Well, not quite, but the longtime anti-tax activist has been winning favorable mention in seemingly unusual quarters recently, for calling on his GOP and conservative brethren to at least consider debate on withdrawing from Afghanistan. With the White House this week putting out its fiscal 2012 budget, Norquist is part of an increasingly vocal GOP contingent: the assorted fiscal conservatives and Tea Party activists committing what once might have been Republican heresy: eying the defense budget for cuts.

Norquist believes the cost is too high to justify staying in Afghanistan and cites a poll showing that 57 percent of conservatives, when informed of the war's cost, think the U.S. can "dramatically" reduce its involvement without putting America at risk.

Janine recently sat down with Norquist to talk about public opinion among conservatives on Afghanistan, and the private feelings of GOP legislators.

According to Norquist, "many" Republican legislators privately favor withdrawal. He says within the party, "support for the status quo is a mile wide and an inch deep." And more broadly, he says the defense budget deserves real scrutiny.

But that idea, backed by Norquist as well as ascendant Tea Party figures, brought out the knives this week from some of the leading voices in the conservative press and the think-tank community, where a robust defense budget is still the great untouchable. On Monday, "Defending Defense", described as a joint project of the American Enterprise Institute, the Heritage Foundation, and Foreign Policy Initiative put out a statement:

Defense is simply too important to be left to budgetary shell games... ignoring our military modernization needs in a time of peace is perilous. Doing so during ongoing operations could be catastrophic.

The authors of the statement also penned a piece this week with the same themes in the Weekly Standard. While Defending Defense chastised the Obama Administration for not devoting enough resources to the military, the White House was not alone in being taken to task:

To provide for the common defense is a constitutional duty of the federal government. House Republicans should keep this in mind as they review the President's budget and issue their own budget in the weeks to come.

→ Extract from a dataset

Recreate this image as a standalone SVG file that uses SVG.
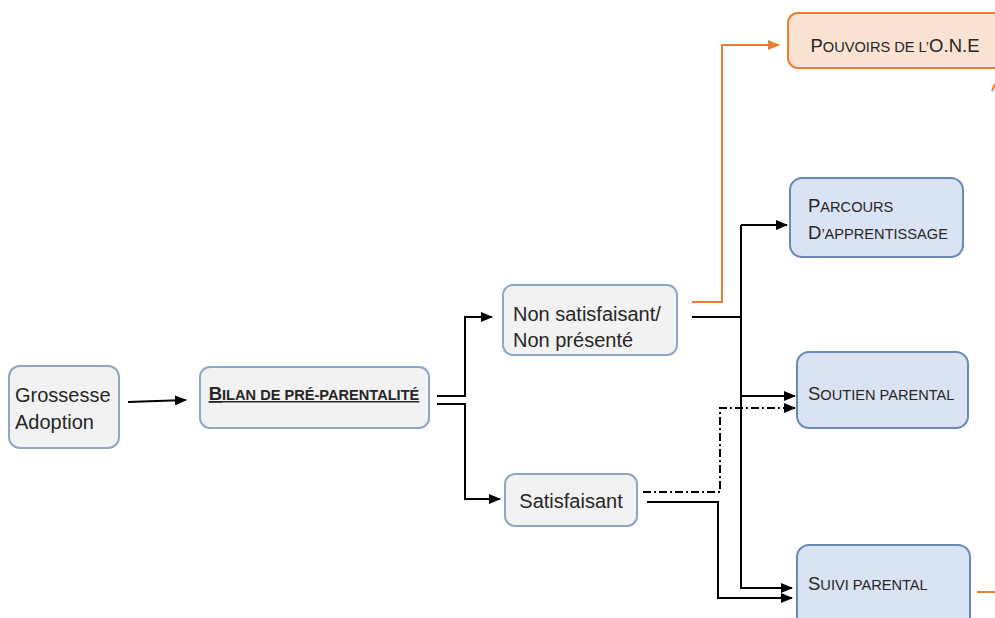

Clearly they mean the House Republicans voted in last fall on a wave of Tea Party-powered fiscal conservatism. House Majority Leader Eric Cantor has said that "everything is on the table" in terms of potential cuts, and Norquist agrees. "Calling something defense does not make it beyond scrutiny, and everything should be scrutinized....There are no sacred cows."

And indeed there were signs from the annual Conservative Political Action Committee meeting held last week that this cow is sacred no more. The meeting sponsored a debate on what's next for Afghanistan, and young, energetic libertarians made their voices -- and in some cases, shouts -- heard in support of Ron Paul, for whom no government is too small, and few foreign conflicts worth the taxpayer dollars.

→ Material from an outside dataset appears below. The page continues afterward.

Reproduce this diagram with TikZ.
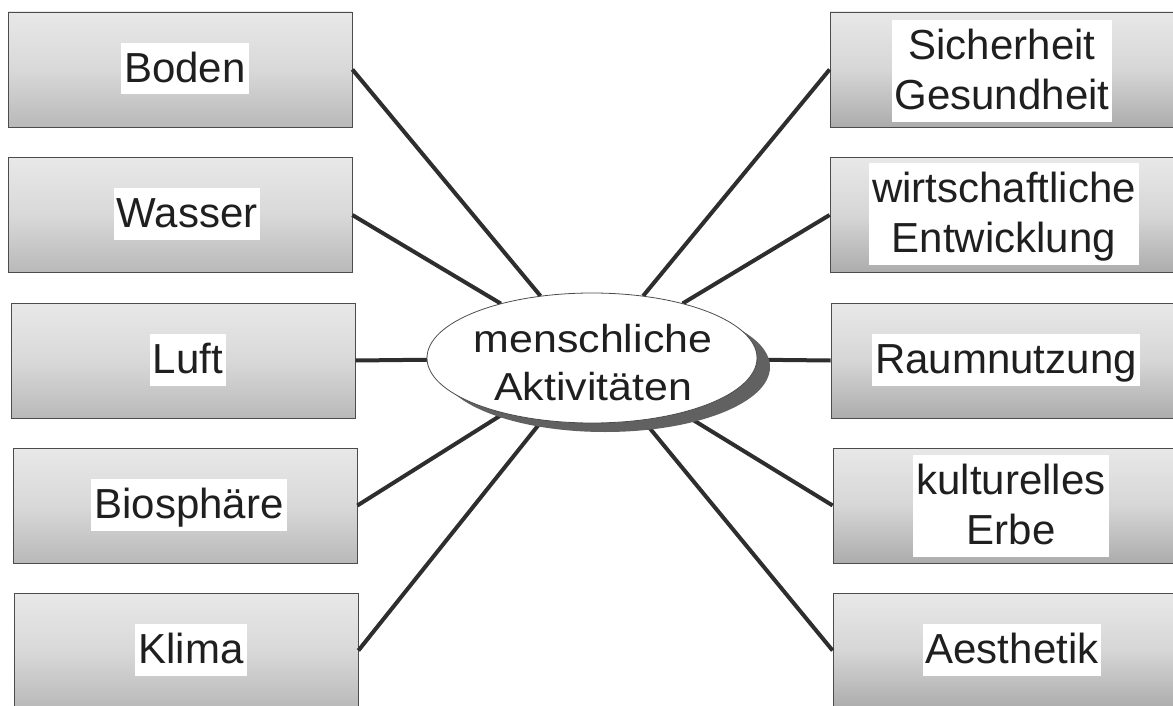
\documentclass[tikz,border=0pt]{standalone}
\usepackage{fontspec}
\setmainfont{Liberation Sans}
\usetikzlibrary{shapes.geometric}
\newcommand\lstrut{\rule[-10.5pt]{0pt}{48.5pt}}
\begin{document}
\begin{tikzpicture}[x=1pt,y=-1pt,
  lbox/.style={draw=black!70, line width=0.8pt, top color=gray!18, bottom color=gray!55, middle color=gray!30, minimum width=344pt, minimum height=115pt, inner sep=0pt},
  rbox/.style={draw=black!70, line width=0.8pt, top color=gray!18, bottom color=gray!65, middle color=gray!32, minimum width=344pt, minimum height=115pt, inner sep=0pt},
  lbl/.style={fill=white, inner xsep=3pt, inner ysep=1.5pt, font=\fontsize{42}{50}\selectfont, align=center, text=black!88},
  conn/.style={line width=4pt, draw=black!82},
  ellshape/.style={ellipse, minimum width=330pt, minimum height=130pt, inner sep=0pt}]
\useasboundingbox (0,0) rectangle (1173,706);
% left boxes
\node[lbox] (b1) at (180,69.5) {};
\node[lbox] (b2) at (180,215) {};
\node[lbox] (b3) at (183,360.5) {};
\node[lbox] (b4) at (185,505.5) {};
\node[lbox] (b5) at (186,650.5) {};
\node[lbl] (t1) at (185,68.5) {\lstrut Boden};
\node[lbl] (t2) at (187,214) {\lstrut Wasser};
\node[lbl] (t3) at (188,360) {\lstrut Luft};
\node[lbl] (t4) at (189,505) {\lstrut Biosph\"are};
\node[lbl] (t5) at (191,650) {\lstrut Klima};
% right boxes
\node[rbox] (r1) at (1002,69.5) {};
\node[rbox] (r2) at (1002,215) {};
\node[rbox] (r3) at (1003,360.5) {};
\node[rbox] (r4) at (1005,505.5) {};
\node[rbox] (r5) at (1005,650.5) {};
\node[lbl] (s1) at (1002,71) {\lstrut Sicherheit\\\lstrut Gesundheit};
\node[lbl] (s2) at (1004,214) {\lstrut wirtschaftliche\\\lstrut Entwicklung};
\node[lbl] (s3) at (1006,360) {\lstrut Raumnutzung};
\node[lbl] (s4) at (1011,506) {\lstrut kulturelles\\\lstrut Erbe};
\node[lbl] (s5) at (1012,650) {\lstrut Aesthetik};
% centre
\node[ellshape] (ell) at (592,358) {};
\foreach \b in {b1,b2,b3,b4,b5} {\draw[conn] (\b.east) -- (ell);}
\foreach \r in {r1,r2,r3,r4,r5} {\draw[conn] (\r.west) -- (ell);}
\fill[black!62] ([xshift=13pt,yshift=-9pt]ell.center) ellipse [x radius=165pt, y radius=65pt];
\node[ellshape, draw=black!70, line width=0.8pt, fill=white] (ellv) at (ell.center) {};
\node[font=\fontsize{39}{48}\selectfont, xscale=1.1, align=center, text=black!88] (etxt) at (593,363) {menschliche\\Aktivit\"aten};
\end{tikzpicture}
\end{document}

As the Atlantic's Andrew Sullivan describes the "Ron Paul Divide", "Gone are the days when the Cold War held the right together." Now the GOP faces "virulent [internal] disagreements on foreign policy." He suggests that old-school conservatives haven't been saying too much about foreign conflicts like Afghanistan. Why? "[B]ecause a reprise of Bush-Cheney would go down like a Ricky Gervais joke at the Golden Globes."